Isherwood himself said that he got fed up with gay novels where they always end up in suicide or accidental death. Even Gore Vidal’s The City and the Pillar, in the original version, ends with him murdering his former lover, and then he changed the ending. And when you read the reviews a lot of them say it’s unrealistic. They’re basically saying, we know what gay fiction is like. We know what the ending is like. Someone’s going to throw themselves under a train. Someone’s going to be run over. Somebody’s going to commit suicide. They’re going to part.
And Forster wanted to show that actually it was possible [to have a happy ending]. He believed in it, and his whole life, there is so much in what he wrote about overcoming these sorts of obstacles, and about that optimism, that faith, that I find very touching, and that is something that should be celebrated.
LM: There’s almost a sense that he was ahead of his time.

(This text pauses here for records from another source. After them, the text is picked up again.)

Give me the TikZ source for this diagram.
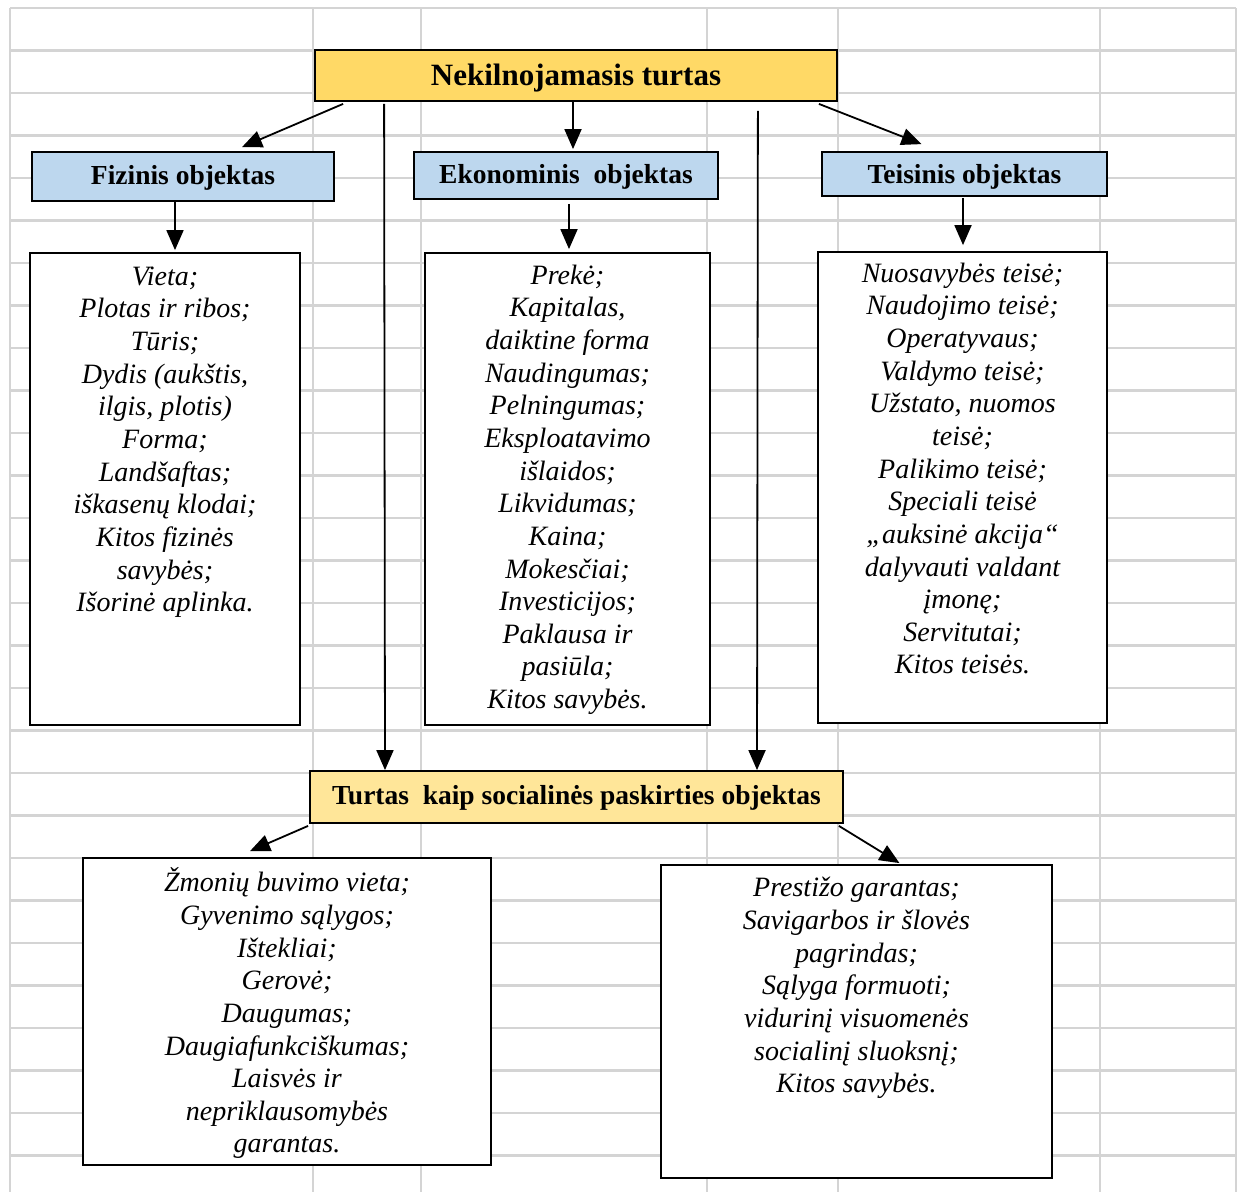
\documentclass[tikz,border=0pt]{standalone}
\usepackage{fontspec}
\setmainfont{Liberation Serif}
\usetikzlibrary{arrows.meta,calc}
\definecolor{topyel}{HTML}{FFD966}
\definecolor{socyel}{HTML}{FFE699}
\definecolor{hblue}{HTML}{BDD7EE}
\definecolor{gridc}{HTML}{D4D4D4}
\begin{document}
\begin{tikzpicture}[x=1pt,y=-1pt,
  gridl/.style={draw=gridc,line width=2.6pt},
  listbox/.style={draw=black,line width=1.8pt,fill=white,inner sep=0pt},
  hdrbox/.style={draw=black,line width=1.8pt,inner sep=0pt,text height=20pt,text depth=5pt,font=\fontsize{27.5}{30}\selectfont\bfseries},
  listtxt/.style={align=center,inner sep=0pt,anchor=north,font=\fontsize{28}{32.65}\selectfont\itshape},
  arr/.style={line width=1.8pt,-{Triangle[length=20pt,width=17pt]}}]
\useasboundingbox (0,0) rectangle (1242,1192);
\fill[white] (0,0) rectangle (1242,1192);
% spreadsheet grid
\foreach \k in {0,...,27} \draw[gridl] (10,{8+42.5*\k}) -- (1236,{8+42.5*\k});
\foreach \x in {10,313,421,707,838,1100,1236} \draw[gridl] (\x,8) -- (\x,1192);

% headers
\node[hdrbox,fill=topyel,minimum width=522pt,minimum height=51pt,text height=22pt,text depth=3pt,font=\fontsize{31}{34}\selectfont\bfseries] (top) at (576,75.5) {Nekilnojamasis turtas};
\node[hdrbox,fill=hblue,minimum width=302pt,minimum height=49pt] (fizhdr) at (183,176.5) {Fizinis objektas};
\node[hdrbox,fill=hblue,minimum width=304pt,minimum height=47pt] (ekohdr) at (566,175.5) {Ekonominis\ \ objektas};
\node[hdrbox,fill=hblue,minimum width=285pt,minimum height=44pt,text depth=2pt] (tehdr) at (964.5,174) {Teisinis objektas};
\node[hdrbox,fill=socyel,minimum width=533pt,minimum height=52pt] (soc) at (576.5,797) {Turtas\ \ kaip socialinės paskirties objektas};

% list boxes
\node[listbox,minimum width=270pt,minimum height=472pt] (fizbox) at (165,489) {};
\node[listbox,minimum width=285pt,minimum height=472pt] (ekobox) at (567.5,489) {};
\node[listbox,minimum width=289pt,minimum height=471pt] (tebox) at (962.5,487.5) {};
\node[listbox,minimum width=408pt,minimum height=307pt] (zbox) at (287,1011.5) {};
\node[listbox,minimum width=391pt,minimum height=313pt] (pbox) at (856.5,1021.5) {};

% list texts
\node[listtxt] (fiztxt) at ($(fizbox.north)+(0,10)$) {\strut Vieta;\\Plotas ir ribos;\\Tūris;\\Dydis (aukštis,\\ilgis, plotis)\\Forma;\\Landšaftas;\\iškasenų klodai;\\Kitos fizinės\\savybės;\\Išorinė aplinka.};
\node[listtxt] (ekotxt) at ($(ekobox.north)+(0,9)$) {\strut Prekė;\\Kapitalas,\\daiktine forma\\Naudingumas;\\Pelningumas;\\Eksploatavimo\\išlaidos;\\Likvidumas;\\Kaina;\\Mokesčiai;\\Investicijos;\\Paklausa ir\\pasiūla;\\Kitos savybės.};
\node[listtxt] (tetxt) at ($(tebox.north)+(0,8)$) {\strut Nuosavybės teisė;\\Naudojimo teisė;\\Operatyvaus;\\Valdymo teisė;\\Užstato, nuomos\\teisė;\\Palikimo teisė;\\Speciali teisė\\„auksinė akcija“\\dalyvauti valdant\\įmonę;\\Servitutai;\\Kitos teisės.};
\node[listtxt] (ztxt) at ($(zbox.north)+(0,10.4)$) {\strut Žmonių buvimo vieta;\\Gyvenimo sąlygos;\\Ištekliai;\\Gerovė;\\Daugumas;\\Daugiafunkciškumas;\\Laisvės ir\\nepriklausomybės\\garantas.};
\node[listtxt] (ptxt) at ($(pbox.north)+(0,9.8)$) {\strut Prestižo garantas;\\Savigarbos ir šlovės\\pagrindas;\\Sąlyga formuoti;\\vidurinį visuomenės\\socialinį sluoksnį;\\Kitos savybės.};

% connectors
\draw[arr] ($(top.south west)+(29,2)$) -- ($(fizhdr.north)+(59,-4)$);
\draw[arr] ($(top.south)+(-3,0)$) -- ($(ekohdr.north)+(7,-2)$);
\draw[arr] ($(top.south east)+(-19,2)$) -- ($(tehdr.north)+(-43,-7)$);
\draw[arr] ($(top.south west)+(70,2)$) -- ($(soc.north)+(-191.5,0)$);
\draw[arr] ($(top.south east)+(-80,9)$) -- ($(soc.north)+(180.5,0)$);
\draw[arr] ($(fizhdr.south)+(-8,0)$) -- ($(fizbox.north)+(10,-2)$);
\draw[arr] ($(ekohdr.south)+(3,4)$) -- ($(ekobox.north)+(1.5,-3)$);
\draw[arr] ($(tehdr.south)+(-1.5,1)$) -- ($(tebox.north)+(0.5,-6)$);
\draw[arr] ($(soc.south west)+(-1,2)$) -- ($(zbox.north)+(-37,-6)$);
\draw[arr] ($(soc.south east)+(-5,2)$) -- ($(pbox.north)+(43,-1)$);
\end{tikzpicture}
\end{document}
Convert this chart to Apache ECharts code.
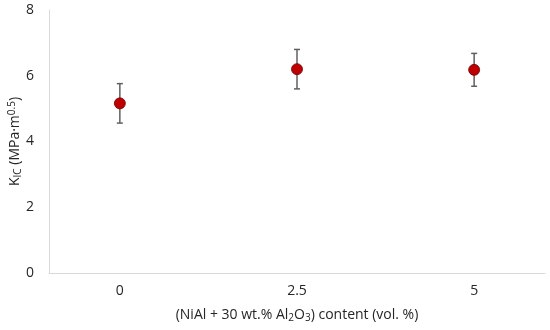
<!DOCTYPE html>
<html><head><meta charset="utf-8">
<script src="https://cdn.jsdelivr.net/npm/echarts@6/dist/echarts.min.js"></script>
<style>html,body{margin:0;padding:0;background:#fff}#c{width:550px;height:330px}</style>
</head><body><div id="c"></div>
<script>
const contents = [0, 2.5, 5];
const kic = [5.16, 6.2, 6.18];
const errs = [0.6, 0.6, 0.5];
const xTickLabels = ['0', '2.5', '5'];
const yTicks = [0, 2, 4, 6, 8];

const pts = contents.map((x, i) => [x, kic[i]]);
const errData = contents.map((x, i) => [x, kic[i] - errs[i], kic[i] + errs[i]]);
const FONT = '"Open Sans", "Liberation Sans", sans-serif';
const TC = '#262626';

const chart = echarts.init(document.getElementById('c'));
chart.setOption({
  animation: false,
  grid: {left: 49, right: 5, top: 10, bottom: 57, containLabel: false, outerBoundsMode: 'none'},
  xAxis: {
    type: 'value', min: -1, max: 6, interval: 0.5,
    axisLine: {show: true, onZero: false, lineStyle: {color: '#d9d9d9', width: 1}},
    axisTick: {show: false},
    splitLine: {show: false},
    axisLabel: {
      fontFamily: FONT, fontSize: 14, color: TC, margin: 11,
      formatter: v => xTickLabels.includes(String(v)) ? String(v) : ''
    },
    name: '{a|(NiAl + 30 wt.% Al}{s|2}{a|O}{s|3}{a|) content (vol. %)}',
    nameLocation: 'middle', nameGap: 34, nameMoveOverlap: false,
    nameTextStyle: {rich: {
      a: {fontFamily: FONT, fontSize: 14, color: TC},
      s: {fontFamily: FONT, fontSize: 10, color: TC, verticalAlign: 'bottom', padding: [6, 0, 0, 0]}
    }}
  },
  yAxis: {
    type: 'value', min: 0, max: 8, interval: 2,
    axisLine: {show: true, onZero: false, lineStyle: {color: '#d9d9d9', width: 1}},
    axisTick: {show: false},
    splitLine: {show: false},
    axisLabel: {fontFamily: FONT, fontSize: 14, color: TC, margin: 15},
    name: '{a|K}{s|IC}{a| (MPa·m}{p|0.5}{a|)}',
    nameLocation: 'middle', nameGap: 26, nameMoveOverlap: false,
    nameTextStyle: {rich: {
      a: {fontFamily: FONT, fontSize: 14, color: TC},
      s: {fontFamily: FONT, fontSize: 10, color: TC, verticalAlign: 'bottom', padding: [6, 0, 0, 0]},
      p: {fontFamily: FONT, fontSize: 10, color: TC, verticalAlign: 'top', padding: [0, 0, 6, 0]}
    }}
  },
  series: [
    {
      type: 'custom',
      data: errData,
      z: 1,
      renderItem: function (params, api) {
        const x = api.value(0);
        const lo = api.coord([x, api.value(1)]);
        const hi = api.coord([x, api.value(2)]);
        const w = 3;
        const st = {stroke: '#606060', lineWidth: 1.5};
        return {type: 'group', children: [
          {type: 'line', shape: {x1: lo[0], y1: lo[1], x2: hi[0], y2: hi[1]}, style: st},
          {type: 'line', shape: {x1: lo[0] - w, y1: lo[1], x2: lo[0] + w, y2: lo[1]}, style: st},
          {type: 'line', shape: {x1: hi[0] - w, y1: hi[1], x2: hi[0] + w, y2: hi[1]}, style: st}
        ]};
      }
    },
    {
      type: 'scatter',
      data: pts,
      z: 2,
      symbol: 'circle', symbolSize: 11,
      itemStyle: {color: '#C00000', borderColor: '#6a0000', borderWidth: 0.8, opacity: 1}
    }
  ]
});
</script></body></html>
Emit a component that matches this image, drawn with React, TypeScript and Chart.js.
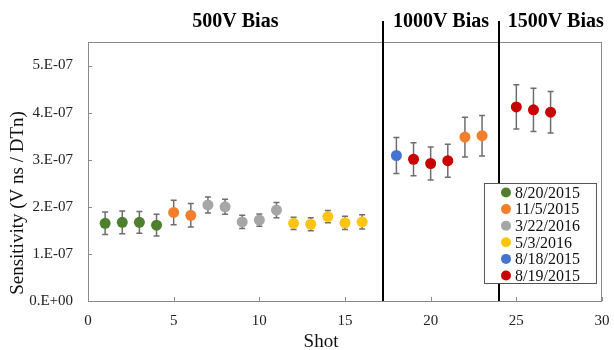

When the book was published I think it came out at a time where there was maybe a hunger for those kinds of stories and, later, when it was made into the Merchant Ivory film, I was a teenager and I know it made a huge impression on people of my generation because it was showing that, you know, there were hardships and there were difficulties, but there is also this very touching love story—and it has a happy ending.
PP: Yes! And also, in the actual book, there are just brilliant bits. I mean, the ending where it’s Clive working out how he’s going to lie about everything, and the bit where Alec and Maurice, they come together in the boat house—which, again, people joke about and say, ‘How silly!’—but Alec says something like, ‘Well, that’s it.’ And it’s wonderful. It is a sort of faith in the future, and we all need faith in the future!